The intent of the Legislature was not to prevent an illegitimate child from inheriting, but to provide a method of proof of parenthood to allow him to inherit while preventing fraudulent claims. The cardinal rule of statutory construction is to give effect to legislative intention.[11]
If 84 Ohio St. 1971 § 213 read in conjunction with § 215 is deemed to include all illegitimate children whose parenthood has been proved, then it does not violate the equal protection requirement.[12] Legislation must be read in the spirit of the Constitution.[13]
Unlike Oklahoma, all states have not provided for inheritance by illegitimates. In Labine v. Vincent, 401 U.S. 532, 91 S. Ct. 1017, 28 L. Ed. 2d 288 (1971), by a 5-4 decision with a strong dissent, a Louisiana Statute which prohibited inheritance by an illegitimate child from either the mother or the father was upheld because the Court felt such discrimination had a rational basis in view of state's interest in promoting family life and directing the disposition of property left within the state.
This is not the policy endorsed by our Legislature. Although our statutes, unlike Louisiana's, do not subscribe to this type of total discrimination, the majority would hold our statutes permit all children to inherit from their mother, but only legitimate children and illegitimate children whose father has acknowledged them in writing to inherit from their father. This interpretation is unreasonably and invidiously discriminatory, even under Labine.
In Ginochio, cited by the majority as good authority, the will of deceased father affirmatively showed he intended to disinherit his illegitimate child. Such is not the case here. If deceased had intended to disinherit his child he had ample opportunity to include such provision in his will. He did not choose to do so. Appellant is a pretermitted heir.
There is a consistent thread running through the cited United States Supreme Court decisions. Discrimination must have a reasonable basis. The majority's unwarranted interpretation of our statutes has none. Our statutory scheme under §§ 213 & 215 does not deny the appellant the right to inherit as an heir. Because there is no real doubt as to his paternity there is no *391 reasonable basis on which to exclude him. I therefore dissent.
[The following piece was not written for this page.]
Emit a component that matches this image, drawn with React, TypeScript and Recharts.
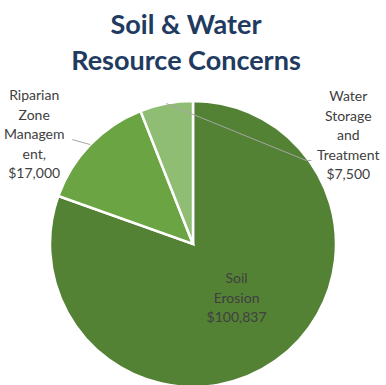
import React from 'react';
import { PieChart, Pie, Cell } from 'recharts';

const categories = ['Soil Erosion', 'Riparian Zone Management', 'Water Storage and Treatment'];
const values = [100837, 17000, 7500];
const labelLines: string[][] = [
  ['Soil', 'Erosion', '$100,837'],
  ['Riparian', 'Zone', 'Managem', 'ent,', '$17,000'],
  ['Water', 'Storage', 'and', 'Treatment', '$7,500'],
];
const colors = ['#548235', '#6AA443', '#8FBD74'];

const data = categories.map((name, i) => ({ name, value: values[i] }));

const RAD = Math.PI / 180;
const LINE_H = 19.5;
const FONT = 'Lato, "Open Sans", sans-serif';

const renderLabel = (props: any) => {
  const { cx, cy, midAngle, outerRadius, index } = props;
  const cos = Math.cos(-midAngle * RAD);
  const sin = Math.sin(-midAngle * RAD);
  const lines = labelLines[index];
  const textProps = { fontFamily: FONT, fontSize: 14, fill: '#404040', textAnchor: 'middle' as const };
  if (index === 0) {
    const r = outerRadius * 0.48;
    const x = cx + r * cos + 4;
    const y = cy + r * sin - 3;
    return (
      <g key={`l${index}`}>
        {lines.map((t, k) => (
          <text key={k} x={x} y={y + (k - (lines.length - 1) / 2) * LINE_H} dominantBaseline="central" {...textProps}>{t}</text>
        ))}
      </g>
    );
  }
  const sx = cx + outerRadius * cos;
  const sy = cy + outerRadius * sin;
  let ex: number, ey: number, hx: number, tx: number, ty: number;
  if (index === 1) {
    ex = sx - 18; ey = sy - 5; hx = ex; tx = ex - 38; ty = ey - 6;
  } else {
    ex = sx + 140; ey = sy + 57; hx = ex + 5; tx = ex + 42; ty = ey - 26;
  }
  return (
    <g key={`l${index}`}>
      <polyline points={`${sx},${sy} ${ex},${ey} ${hx},${ey}`} fill="none" stroke="#A6A6A6" strokeWidth={1} />
      {lines.map((t, k) => (
        <text key={k} x={tx} y={ty + (k - (lines.length - 1) / 2) * LINE_H} dominantBaseline="central" {...textProps}>{t}</text>
      ))}
    </g>
  );
};

export default function App() {
  return (
    <div style={{ position: 'absolute', left: 0, top: 0, width: 386, height: 385, background: '#fff', overflow: 'hidden' }}>
      <div style={{
        position: 'absolute', left: 0, top: 6, width: 372, textAlign: 'center',
        fontFamily: FONT, fontWeight: 700, fontSize: 27, lineHeight: '36px', color: '#203A60',
      }}>
        Soil &amp; Water<br />Resource Concerns
      </div>
      <PieChart width={386} height={385} style={{ position: 'absolute', left: 0, top: 0 }}>
        <Pie
          data={data}
          dataKey="value"
          nameKey="name"
          cx={188}
          cy={239}
          outerRadius={143}
          startAngle={90}
          endAngle={-270}
          stroke="#ffffff"
          strokeWidth={2.5}
          isAnimationActive={false}
          label={renderLabel}
          labelLine={false}
        >
          {data.map((d, i) => (
            <Cell key={d.name} fill={colors[i]} />
          ))}
        </Pie>
      </PieChart>
    </div>
  );
}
I am authorized to state that HODGES, V.C.J., IRWIN and LAVENDER, JJ., concur in the views herein expressed.
NOTES
[1] Levy v. Louisiana, 391 U.S. 68, 88 S. Ct. 1509, 20 L. Ed. 2d 436 (1968); Glona v. American Guarantee & Liability Insurance Co., 391 U.S. 73, 88 S. Ct. 1515, 20 L. Ed. 2d 441 (1968).
[2] Weber v. Aetna Casualty & Surety Co., 406 U.S. 164, 92 S. Ct. 1400, 31 L. Ed. 2d 768 (1972).
[3] Gomez v. Perez, 409 U.S. 535, 93 S. Ct. 872, 35 L. Ed. 2d 56 (1973).
[4] New Jersey Welfare Rights Organization v. Cahill, 411 U.S. 619, 93 S. Ct. 1700, 36 L. Ed. 2d 543 (1973).
[5] Stanley v. Illinois, 405 U.S. 645, 92 S. Ct. 1208, 31 L. Ed. 2d 551 (1972).
[6] Jimenez v. Weinberger, 417 U.S. 628, 94 S. Ct. 2496, 41 L. Ed. 2d 363 (1974); But cf. Mathews v. Lucas, 427 U.S. 495, 96 S. Ct. 2755, 49 L. Ed. 2d 651 (1976). Read together these two decisions comprise a portrait of obfuscation on this critical issue of exactly where the illegitimate child stands in relation to his otherwise statutory and constitutional rights.
[7] U.S. Bureau of the Census, Statistical Abstract of the United States: 1975 (96th edition) Washington, D.C., 1975 advises us that in 1973 the percentage of illegitimate live births in the United States had risen to 13%.
[8] Simons v. Brashears Transfer & Storage, 344 P.2d 1107 (Okl. 1959).
[9] If a father pleads guilty to a paternity charge or otherwise publicly acknowledges a child, the child becomes legitimate by virtue of 10 Ohio St. 1971, § 55, and thus is entitled to inherit from his father. See in the matter of the Estate of LaSarge, 526 P.2d 930 (Okl. 1974). Although we disagree with majority's holding that appellant was not deemed to be legitimate because of the judicial determination of paternity and his subsequent actions, this is not the real basis of this dissent.
[10] We deal not with that portion of 84 Ohio St. 1971 § 215 that states: "but he does not represent his father or mother by inheriting any part of the estate of his or her kindred, either lineal or collateral etc."; nor do we deal with the inheritance from a decedent to the lawful issue of a deceased child.
[11] Chapman v. Koenig, 205 Okl. 402, 238 P.2d 357 (1951).
[12] See Green v. Woodard, 40 Ohio App. 2d 101, 318 N.E.2d 397 (Ohio 1974); Equal Protection Descent and Distribution Illegitimates, 44 Cinn.L.Rev. 415 (1975); Illegitimacy and Equal Protection, 49 N.Y.U.L.Rev. 479 (1974).
[13] Thomas v. Reid, 142 Okl. 38, 285 P. 92 (1930).